_Description of the task_: From the first line of the listing below, retype each line up to and including the one with "const toPoints = (vals)"; pictures stay out.

_Collected data_:
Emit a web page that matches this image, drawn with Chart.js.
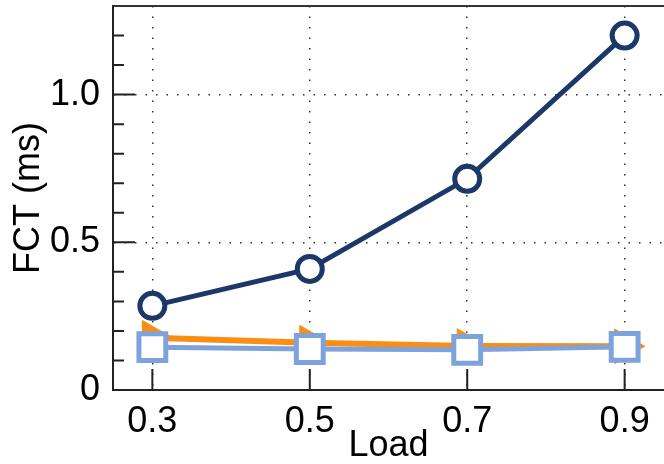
<!DOCTYPE html>
<html>
<head>
<meta charset="utf-8">
<script src="https://cdn.jsdelivr.net/npm/chart.js@4.4.0/dist/chart.umd.min.js"></script>
<style>
  body { margin: 0; background: #fff; }
  #wrap { width: 664px; height: 464px; }
</style>
</head>
<body>
<div id="wrap"><canvas id="myChart" width="664" height="464"></canvas></div>
<script>
const loads = [0.3, 0.5, 0.7, 0.9];
const circleSeries = [0.285, 0.41, 0.715, 1.2];
const triangleSeries = [0.177, 0.16, 0.149, 0.148];
const squareSeries = [0.145, 0.139, 0.136, 0.146];
const xTicks = [0.3, 0.5, 0.7, 0.9];
const yTicks = [0, 0.5, 1.0];
const yMinorTicks = [0.1, 0.2, 0.3, 0.4, 0.5, 0.6, 0.7, 0.8, 0.9, 1.0, 1.1, 1.2];

const FONT = '"Liberation Sans", Arial, Helvetica, sans-serif';
const toPoints = (vals) => loads.map((x, i) => ({ x: x, y: vals[i] }));

// inward tick marks + top frame line
const axisMarks = {
  id: 'axisMarks',
  beforeDatasetsDraw(chart) {
    const { ctx, chartArea: a, scales: { x, y } } = chart;
    ctx.save();
    ctx.strokeStyle = '#222';
    ctx.lineWidth = 2;
    ctx.beginPath();
    yMinorTicks.forEach(v => {
      const p = y.getPixelForValue(v);
      const major = yTicks.some(t => Math.abs(t - v) < 1e-6);
      ctx.moveTo(a.left, p);
      ctx.lineTo(a.left + (major ? 22 : 11), p);
    });
    xTicks.forEach(v => {
      const p = x.getPixelForValue(v);
      ctx.moveTo(p, a.bottom);
      ctx.lineTo(p, a.bottom - 21);
    });
    ctx.stroke();
    ctx.beginPath();
    ctx.strokeStyle = '#333';
    ctx.moveTo(a.left, a.top);
    ctx.lineTo(a.right, a.top);
    ctx.stroke();
    ctx.restore();
  }
};

new Chart(document.getElementById('myChart'), {
  type: 'line',
  data: {
    datasets: [
      {
        label: 'A',
        data: toPoints(circleSeries),
        borderColor: '#1c3869',
        borderWidth: 5,
        pointStyle: 'circle',
        pointRadius: 12.5,
        pointBorderWidth: 5,
        pointBackgroundColor: '#fff',
        pointBorderColor: '#1c3869',
        order: 1
      },
      {
        label: 'C',
        data: toPoints(squareSeries),
        borderColor: '#7ea3dc',
        borderWidth: 5,
        pointStyle: 'rect',
        pointRadius: 19,
        pointBorderWidth: 5,
        pointBackgroundColor: '#fff',
        pointBorderColor: '#7ea3dc',
        order: 2
      },
      {
        label: 'B',
        data: toPoints(triangleSeries),
        borderColor: '#fb8e12',
        borderWidth: 6,
        pointStyle: 'triangle',
        pointRotation: 90,
        pointRadius: 20,
        pointBorderWidth: 1,
        pointBackgroundColor: '#fb8e12',
        pointBorderColor: '#fb8e12',
        order: 3
      }
    ]
  },
  options: {
    responsive: false,
    animation: false,
    clip: false,
    layout: { autoPadding: false, padding: { top: 6, right: 0, left: 0, bottom: 0 } },
    plugins: {
      legend: { display: false },
      tooltip: { enabled: false }
    },
    elements: { line: { tension: 0 } },
    scales: {
      x: {
        type: 'linear',
        min: 0.25,
        max: 0.95,
        afterBuildTicks: (s) => { s.ticks = xTicks.map(v => ({ value: v })); },
        afterFit: (s) => {
          s.height = 74;
          s.paddingLeft = 0; s.paddingRight = 0; s.paddingTop = 0; s.paddingBottom = 0;
        },
        grid: { color: '#333', lineWidth: 1.5, drawTicks: false },
        border: { display: true, color: '#222', width: 2, dash: [1.5, 9] },
        ticks: {
          padding: 10,
          color: '#000',
          font: { family: FONT, size: 36 },
          callback: (v) => Number(v).toFixed(1)
        },
        title: {
          display: true,
          text: 'Load',
          color: '#000',
          font: { family: FONT, size: 36, lineHeight: 1 },
          padding: { top: 0, bottom: 0 }
        }
      },
      y: {
        min: 0,
        max: 1.3,
        afterBuildTicks: (s) => { s.ticks = yTicks.map(v => ({ value: v })); },
        afterFit: (s) => {
          s.width = 113;
          s.paddingLeft = 0; s.paddingRight = 0; s.paddingTop = 0; s.paddingBottom = 0;
        },
        grid: {
          color: (c) => (c.tick && c.tick.value === 0 ? 'rgba(0,0,0,0)' : '#333'),
          lineWidth: 1.5,
          drawTicks: false
        },
        border: { display: true, color: '#222', width: 2, dash: [1.5, 9] },
        ticks: {
          padding: 13,
          color: '#000',
          font: { family: FONT, size: 36 },
          callback: (v) => (v === 0 ? '0' : Number(v).toFixed(1))
        },
        title: {
          display: true,
          text: 'FCT (ms)',
          color: '#000',
          font: { family: FONT, size: 36, lineHeight: 1 },
          padding: { top: 11, bottom: 0 }
        }
      }
    }
  },
  plugins: [axisMarks]
});
</script>
</body>
</html>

_Solution for this exercise_:
Emit a web page that matches this image, drawn with Chart.js.
<!DOCTYPE html>
<html>
<head>
<meta charset="utf-8">
<script src="https://cdn.jsdelivr.net/npm/chart.js@4.4.0/dist/chart.umd.min.js"></script>
<style>
  body { margin: 0; background: #fff; }
  #wrap { width: 664px; height: 464px; }
</style>
</head>
<body>
<div id="wrap"><canvas id="myChart" width="664" height="464"></canvas></div>
<script>
const loads = [0.3, 0.5, 0.7, 0.9];
const circleSeries = [0.285, 0.41, 0.715, 1.2];
const triangleSeries = [0.177, 0.16, 0.149, 0.148];
const squareSeries = [0.145, 0.139, 0.136, 0.146];
const xTicks = [0.3, 0.5, 0.7, 0.9];
const yTicks = [0, 0.5, 1.0];
const yMinorTicks = [0.1, 0.2, 0.3, 0.4, 0.5, 0.6, 0.7, 0.8, 0.9, 1.0, 1.1, 1.2];

const FONT = '"Liberation Sans", Arial, Helvetica, sans-serif';
const toPoints = (vals) => loads.map((x, i) => ({ x: x, y: vals[i] }));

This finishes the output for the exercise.